Thursday, July 12, 2018

Another overnight train

For those of you with FXM, you'll have a chance to catch Night Train to Paris, tomorrow (July 13) at 4:50 AM.

The movie starts of with a prologue that's standard-issue B spy movie stuff. A nervous older guy transfers a small package, and then stupidly gets into a phone booth to call his boss to tell said boss that he's delivered the package. Another older guy chases down the first guy and garrottes him!
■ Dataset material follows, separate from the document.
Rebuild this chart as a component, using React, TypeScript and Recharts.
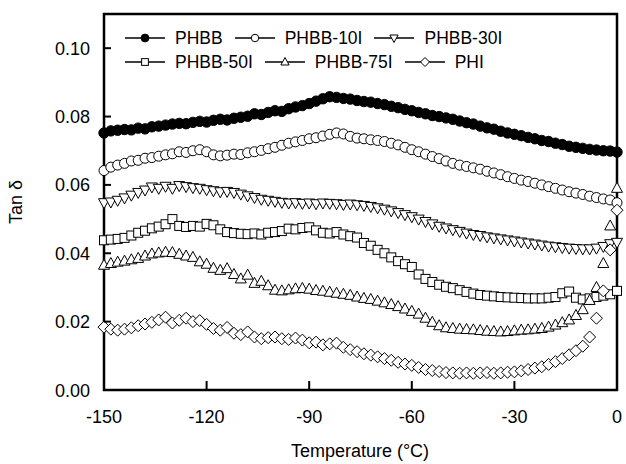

But to an office somewhere in London. This is the office of an airline back in those days when air traffic was heavily regulated, and Alan Holiday (Leslie Nielsen) is manning the office as a public relations man. It's New Year's Eve, so everybody and his brother is trying to get out of England over to the Continent to try to celebrate the holiday. This also means that everything is booked solid and there isn't a ticket to be had. Until Catherine Carrel (Alizia Gur) comes in. She hands Alan an old coin that he's supposed to recognize....

Alan may be doing PR now, but back during the Korean War he had a past in military intelligence. There, he worked with Lemoine (Hugh Latimer), who is still working as a spy. Apparently, he's in charge of getting the package from the prologue out of the country. It's a tape containing information about western defense plans or something. (Really, it's a macguffin; it could be almost anything small enough and nontoxic.) After a bit of wangling, the plan is to get some tickets on the overnight boat train with a group of models going to the French Alps for a photo shoot. But that second older guy who garrotted the first older guy is still around killing people, up to getting Lemoine, in Alan's apartment! Poor Alan has to continue Lemoine's scheme, if only to avoid the murder rap.

So Alan and Catherine get on that train, Alan impersonating a photographer, with a bunch of models; the group running the shoot has the word "bear" in its name, so with that and the holiday the guy running the shoot is dressed in a bear costume, head and all so that normally nobody can see his head. The old strangler also gets on the train, and it's a race against time as everybody tries to get that tape and stay alive. Oh, and there are the authorities, too.

I mentioned at the beginning that the prologue is standard-issue B spy movei stuff, and the rest of the movie proceeds along those lines. There's nothing particularly wrong with the material, but there's nothing particularly memorable either, above and beyond the fact that it's Leslie Nielsen as the male lead. Audiences of tody will remember him from Airplane! and the following spoofs, but before that he actually had a serious acting career. It's fun to watch him play things straight. The other worthwhile thing Night Train to Paris is the look at vintage London.

In the end, Night Train to Paris is one of those movies that will entertain you for the hour or so that it's on, and then fade into obscurity. But at least it does entertain.